Group Data

Updated on

Jan 31, 2025

The Group Data operator is an addition to Self-Serve Data Transformation, designed to aggregate and organize your data at the transformation layer. Whether you need to simplify complex joins or clean up data for downstream operations, Group Data provides a structured way to manage large and fragmented datasets during the transformation process.

How Does It Work?

‍Select a Table and Target

~This step determines the scope of the Group Data operation. You need to specify which table and which result within your transformation flow will be grouped. You can apply it for any table you have or any previous result in the transformation flow.

‍Choose Grouping Dimensions

~Grouping dimensions are the fields by which the data will be aggregated. These could be categorical fields that define the logical grouping of your data. You also can select multiple dimensions to create more granular groupings.

‍Select Metrics for Aggregation

~Metrics are numerical fields that are aggregated during the Group Data operation. You can apply different aggregation functions (e.g., sum, average, count) to each metric.

‍Define Aggregation Type‍

~This step allows you to define how numerical fields (metrics) are aggregated.
In addition to basic aggregations, custom aggregation provides extensive flexibility: each metric can have a different aggregation type:

~~SUM
~~COUNT
~~COUNT DISTINCT
~~MIN
~~MAX
~~AVG

‍Update the model.

~Once the transformation is done, you can apply it to the model by clicking the Run and Save button.

Use Cases

Group Data is invaluable in Data Transformation workflows where raw data needs to be cleaned, merged, or restructured to create cohesive and meaningful models.

Here are key use cases for Group Data in Data Transformation:

Data Cleanup and Normalization

Remove duplicate records, normalize fragmented data, and aggregate metrics.

Example

You can consolidate multiple rows of raw data into a single entry by summing up metrics like Spend or Impressions.

Post-Join Aggregation

Eliminate duplicate rows caused by joins, ensuring a clean dataset with unique keys.

Example

After joining Ad Group Data and Account Details, sum Clicks and Revenue for each Ad Group ID and Account Name to remove duplicate rows.

Hierarchy Consolidation

Simplify working with hierarchical data by rolling up metrics to a higher level.

Example

In datasets with "Brand > Product > SKU" levels, group metrics like sales and revenue at the brand level to understand overall performance without breaking down individual SKUs.

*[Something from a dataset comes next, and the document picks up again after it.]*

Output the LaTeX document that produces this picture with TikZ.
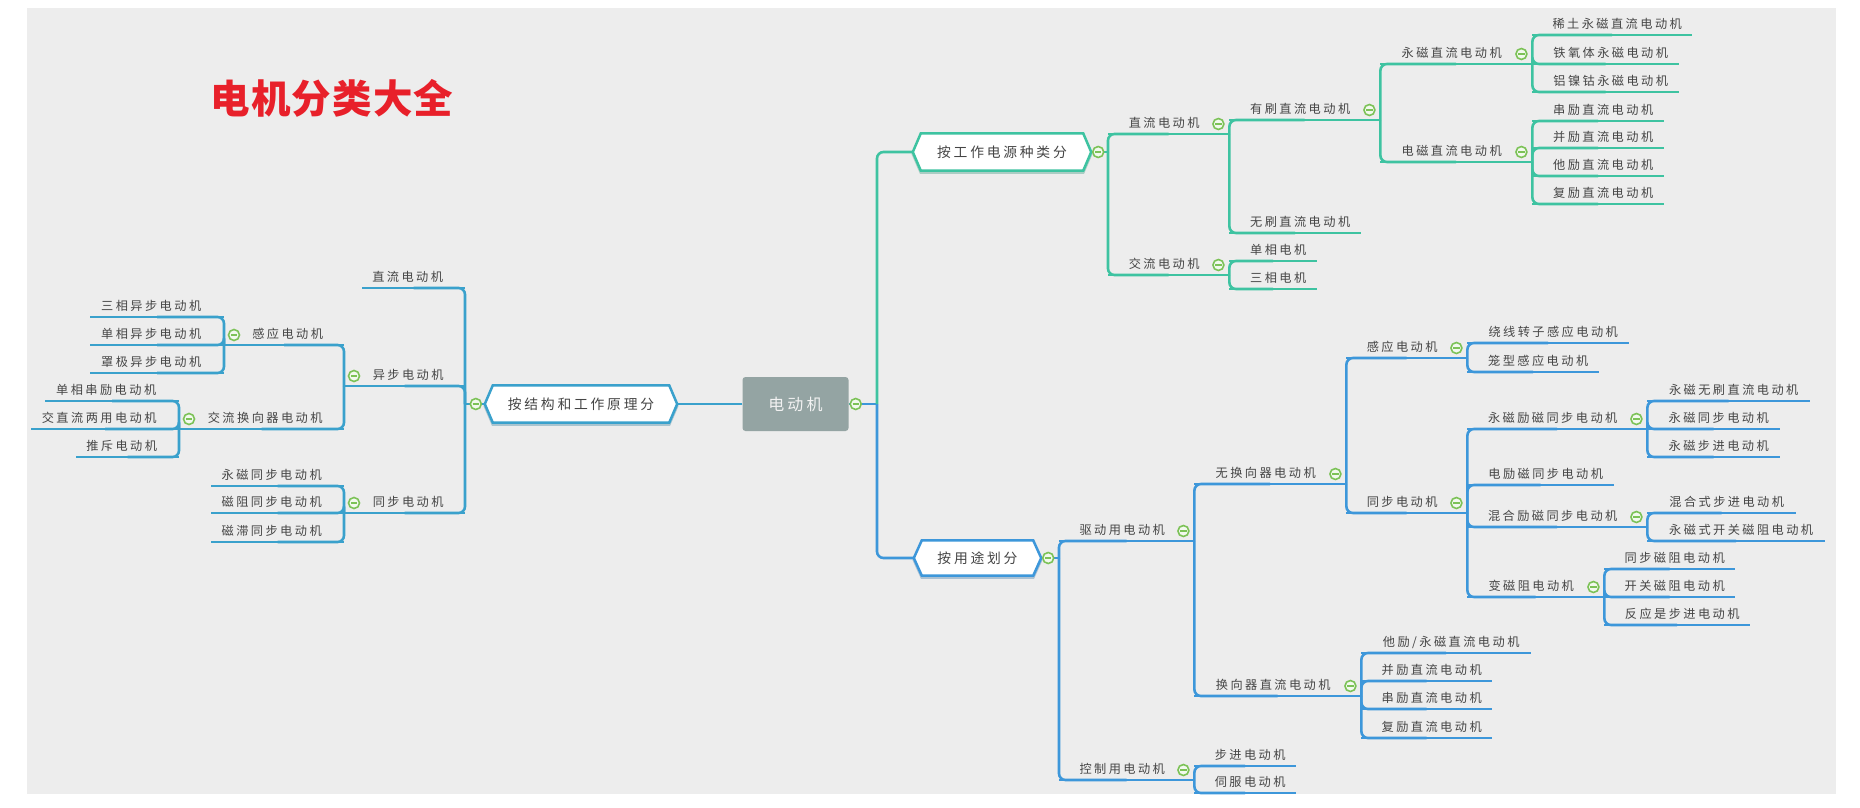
\documentclass[tikz,border=0pt]{standalone}
\usepackage{fontspec}
\setmainfont{Noto Sans CJK SC}
\newfontfamily\cjk{Noto Sans CJK SC}[LetterSpace=20]
\newfontfamily\cjkt{Noto Sans CJK SC}[LetterSpace=3]
\definecolor{cteal}{HTML}{3EC3A1}
\definecolor{cblue}{HTML}{3D97DA}
\definecolor{ccyan}{HTML}{3AA1CC}
\definecolor{cgray}{HTML}{94A4A3}
\definecolor{ctxt}{HTML}{454545}
\definecolor{cgreen}{HTML}{7CC257}
\definecolor{cred}{HTML}{E8202A}
\definecolor{cbg}{HTML}{EDEDED}
\pgfdeclarelayer{back}
\pgfsetlayers{back,main}
\begin{document}
\begin{tikzpicture}[x=1pt,y=-1pt,
  topic/.style={inner sep=0pt, minimum height=21pt, anchor=south west, text=ctxt, font=\cjk\fontsize{12.2}{13}\selectfont},
  rleaf/.style={topic, execute at begin node={\hspace*{10pt}}},
  lleaf/.style={topic, execute at end node={\hspace*{12pt}}},
  rmid/.style={topic, execute at end node={\hspace*{9pt}}},
  lmid/.style={topic, execute at begin node={\hspace*{7pt}}},
  hexn/.style={inner sep=0pt, minimum height=37pt, text=ctxt, font=\cjk\fontsize{13.8}{15}\selectfont},
  coll/.style={circle, draw=cgreen, fill=white!90!cgreen, line width=1.6pt, minimum size=11pt, inner sep=0pt,
    path picture={\draw[cgreen, line width=1.6pt] ([xshift=2.4pt]path picture bounding box.west) -- ([xshift=-2.4pt]path picture bounding box.east);}},
  conn/.style={line width=2.6pt, rounded corners=6.5pt},
  hexshape/.style={line width=2.5pt, fill=white, line join=miter},
]
\useasboundingbox (0,0) rectangle (1860,808);

% title
\node[font=\cjkt\bfseries\fontsize{39.5}{41}\selectfont, text=cred] (title) at (332,98) {电机分类大全};

% central node
\node[rounded corners=3pt, fill=cgray, minimum width=106pt, minimum height=54pt, inner sep=0pt,
      text=white!90!gray, font=\cjk\fontsize{16}{18}\selectfont] (C0) at (795.5,404) {电动机};

% main branch nodes
\node[hexn, minimum width=192pt] (L) at (581,404) {按结构和工作原理分};
\node[hexn, minimum width=178pt] (R1) at (1002,152) {按工作电源种类分};
\node[hexn, minimum width=127pt, minimum height=35pt] (R2) at (977.5,558) {按用途划分};

\coordinate (Ltr) at (465,404);
\coordinate (Rtr) at (877,404);
\coordinate (R1tr) at (1108,152);
\coordinate (R2tr) at (1059,558);

% ---------- right top (teal) ----------
\node[rmid, minimum width=121pt] (RA) at (1108,134) {直流电动机};
\node[rmid, minimum width=121pt] (RB) at (1108,275) {交流电动机};
\node[rmid, minimum width=151pt] (RA1) at (1229,120) {有刷直流电动机};
\node[rleaf, minimum width=132pt] (RA2) at (1229,233) {无刷直流电动机};
\node[rmid, minimum width=152pt] (RA11) at (1380,64) {永磁直流电动机};
\node[rmid, minimum width=152pt] (RA12) at (1380,162) {电磁直流电动机};
\node[rleaf, minimum width=160pt] (RA111) at (1532,35) {稀土永磁直流电动机};
\node[rleaf, minimum width=147pt] (RA112) at (1532,64) {铁氧体永磁电动机};
\node[rleaf, minimum width=147pt] (RA113) at (1532,92) {铝镍钴永磁电动机};
\node[rleaf, minimum width=132pt] (RA121) at (1532,121) {串励直流电动机};
\node[rleaf, minimum width=132pt] (RA122) at (1532,148) {并励直流电动机};
\node[rleaf, minimum width=132pt] (RA123) at (1532,176) {他励直流电动机};
\node[rleaf, minimum width=132pt] (RA124) at (1532,204) {复励直流电动机};
\node[rleaf, minimum width=88pt] (RB1) at (1229,261) {单相电机};
\node[rleaf, minimum width=88pt] (RB2) at (1229,289) {三相电机};

% ---------- right bottom (blue) ----------
\node[rmid, minimum width=135pt] (S1) at (1059,541) {驱动用电动机};
\node[rmid, minimum width=135pt] (S2) at (1059,780) {控制用电动机};
\node[rmid, minimum width=152pt] (S11) at (1194,484) {无换向器电动机};
\node[rmid, minimum width=167pt] (S12) at (1194,696) {换向器直流电动机};
\node[rmid, minimum width=121pt] (S111) at (1346,358) {感应电动机};
\node[rmid, minimum width=121pt] (S112) at (1346,513) {同步电动机};
\node[rleaf, minimum width=162pt] (S1111) at (1467,343) {绕线转子感应电动机};
\node[rleaf, minimum width=132pt] (S1112) at (1467,372) {笼型感应电动机};
\node[rmid, minimum width=180pt] (S1121) at (1467,429) {永磁励磁同步电动机};
\node[rleaf, minimum width=147pt] (S1122) at (1467,485) {电励磁同步电动机};
\node[rmid, minimum width=180pt] (S1123) at (1467,527) {混合励磁同步电动机};
\node[rmid, minimum width=137pt] (S1124) at (1467,597) {变磁阻电动机};
\node[rleaf, minimum width=163pt] (S11211) at (1647,401) {永磁无刷直流电动机};
\node[rleaf, minimum width=133pt] (S11212) at (1647,429) {永磁同步电动机};
\node[rleaf, minimum width=133pt] (S11213) at (1647,457) {永磁步进电动机};
\node[rleaf, minimum width=149pt] (S11231) at (1647,513) {混合式步进电动机};
\node[rleaf, minimum width=178pt] (S11232) at (1647,541) {永磁式开关磁阻电动机};
\node[rleaf, minimum width=131pt] (S11241) at (1604,569) {同步磁阻电动机};
\node[rleaf, minimum width=131pt] (S11242) at (1604,597) {开关磁阻电动机};
\node[rleaf, minimum width=146pt] (S11243) at (1604,625) {反应是步进电动机};
\node[rleaf, minimum width=170pt] (S121) at (1361,653) {他励/永磁直流电动机};
\node[rleaf, minimum width=131pt] (S122) at (1361,681) {并励直流电动机};
\node[rleaf, minimum width=131pt] (S123) at (1361,709) {串励直流电动机};
\node[rleaf, minimum width=131pt] (S124) at (1361,738) {复励直流电动机};
\node[rleaf, minimum width=102pt] (S21) at (1194,766) {步进电动机};
\node[rleaf, minimum width=102pt] (S22) at (1194,793) {伺服电动机};

% ---------- left (cyan) ----------
\node[lleaf, minimum width=103pt] (L1) at (362,288) {直流电动机};
\node[lmid, minimum width=121pt] (L2) at (344,386) {异步电动机};
\node[lmid, minimum width=121pt] (L3) at (344,513) {同步电动机};
\node[lmid, minimum width=120pt] (L21) at (224,345) {感应电动机};
\node[lmid, minimum width=165pt] (L22) at (179,429) {交流换向器电动机};
\node[lleaf, minimum width=134pt] (L211) at (90,317) {三相异步电动机};
\node[lleaf, minimum width=134pt] (L212) at (90,345) {单相异步电动机};
\node[lleaf, minimum width=134pt] (L213) at (90,373) {罩极异步电动机};
\node[lleaf, minimum width=134pt] (L221) at (45,401) {单相串励电动机};
\node[lleaf, minimum width=148pt] (L222) at (31,429) {交直流两用电动机};
\node[lleaf, minimum width=103pt] (L223) at (76,457) {推斥电动机};
\node[lleaf, minimum width=133pt] (L31) at (211,486) {永磁同步电动机};
\node[lleaf, minimum width=133pt] (L32) at (211,513) {磁阻同步电动机};
\node[lleaf, minimum width=133pt] (L33) at (211,542) {磁滞同步电动机};

% background and hexagon shapes
\begin{pgfonlayer}{back}
\fill[white] (0,0) rectangle (1860,808);
\fill[cbg] (27,8) rectangle (1836,794);
\foreach \n/\c in {L/ccyan, R1/cteal, R2/cblue}{
  \draw[line width=2.5pt, draw=\c!75!black, opacity=0.35] ([yshift=-2pt]\n.west) -- ([xshift=8pt,yshift=-2pt]\n.north west) -- ([xshift=-8pt,yshift=-2pt]\n.north east)
    -- ([yshift=-2pt]\n.east) -- ([xshift=-8pt,yshift=-2pt]\n.south east) -- ([xshift=8pt,yshift=-2pt]\n.south west) -- cycle;
  \filldraw[hexshape, draw=\c] (\n.west) -- ([xshift=8pt]\n.north west) -- ([xshift=-8pt]\n.north east)
    -- (\n.east) -- ([xshift=-8pt]\n.south east) -- ([xshift=8pt]\n.south west) -- cycle;
}
\end{pgfonlayer}

% underlines
\foreach \n in {RA,RB,RA1,RA2,RA11,RA12,RA111,RA112,RA113,RA121,RA122,RA123,RA124,RB1,RB2}
  \draw[conn, cteal] (\n.south west) -- (\n.south east);
\foreach \n in {S1,S2,S11,S12,S111,S112,S1111,S1112,S1121,S1122,S1123,S1124,S11211,S11212,S11213,S11231,S11232,S11241,S11242,S11243,S121,S122,S123,S124,S21,S22}
  \draw[conn, cblue] (\n.south west) -- (\n.south east);
\foreach \n in {L1,L2,L3,L21,L22,L211,L212,L213,L221,L222,L223,L31,L32,L33}
  \draw[conn, ccyan] (\n.south west) -- (\n.south east);

% connectors: left
\draw[conn, ccyan] (C0.west) -- (L.east);
\draw[conn, ccyan] (L.west) -- (Ltr);
\foreach \c in {L1,L2,L3} \draw[conn, ccyan] (Ltr) |- (\c.south);
\foreach \p/\c in {L2/L21, L2/L22, L21/L211, L21/L212, L21/L213, L22/L221, L22/L222, L22/L223, L3/L31, L3/L32, L3/L33}
  \draw[conn, ccyan] (\p.south west) |- (\c.south);

% connectors: right top
\draw[conn, cblue] (C0.east) -- (Rtr);
\draw[conn, cteal] (Rtr) |- (R1.west);
\draw[conn, cteal] (R1.east) -- (R1tr);
\foreach \c in {RA,RB} \draw[conn, cteal] (R1tr) |- (\c.south);
\foreach \p/\c in {RA/RA1, RA/RA2, RA1/RA11, RA1/RA12, RA11/RA111, RA11/RA112, RA11/RA113, RA12/RA121, RA12/RA122, RA12/RA123, RA12/RA124, RB/RB1, RB/RB2}
  \draw[conn, cteal] (\p.south east) |- (\c.south);

% connectors: right bottom
\draw[conn, cblue] (Rtr) |- (R2.west);
\draw[conn, cblue] (R2.east) -- (R2tr);
\foreach \c in {S1,S2} \draw[conn, cblue] (R2tr) |- (\c.south);
\foreach \p/\c in {S1/S11, S1/S12, S11/S111, S11/S112, S111/S1111, S111/S1112, S112/S1121, S112/S1122, S112/S1123, S112/S1124, S1121/S11211, S1121/S11212, S1121/S11213, S1123/S11231, S1123/S11232, S1124/S11241, S1124/S11242, S1124/S11243, S12/S121, S12/S122, S12/S123, S12/S124, S2/S21, S2/S22}
  \draw[conn, cblue] (\p.south east) |- (\c.south);

% collapse markers
\foreach \n in {RA,RB,RA1,RA11,RA12,S1,S2,S11,S12,S111,S112,S1121,S1123,S1124}
  \node[coll] (c\n) at ([xshift=-11pt,yshift=10pt]\n.south east) {};
\foreach \n in {L2,L3,L21,L22}
  \node[coll] (c\n) at ([xshift=10pt,yshift=10pt]\n.south west) {};
\node[coll] (cL) at ([xshift=-9pt]L.west) {};
\node[coll] (cR1) at ([xshift=7pt]R1.east) {};
\node[coll] (cR2) at ([xshift=7pt]R2.east) {};
\node[coll] (cC0) at ([xshift=7pt]C0.east) {};
\end{tikzpicture}
\end{document}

Input Preparation for Advanced Calculations

Group Data aggregates data to prepare it for calculations.

Example

Group revenue and expenses at the customer level to compute margins or ROI for each customer in the next stage of analysis.

Conclusion

By supporting custom aggregations and flexible configurations, the Group Data operator provides a robust tool for handling complex Data Transformation workflows, empowering users to create clean and actionable models.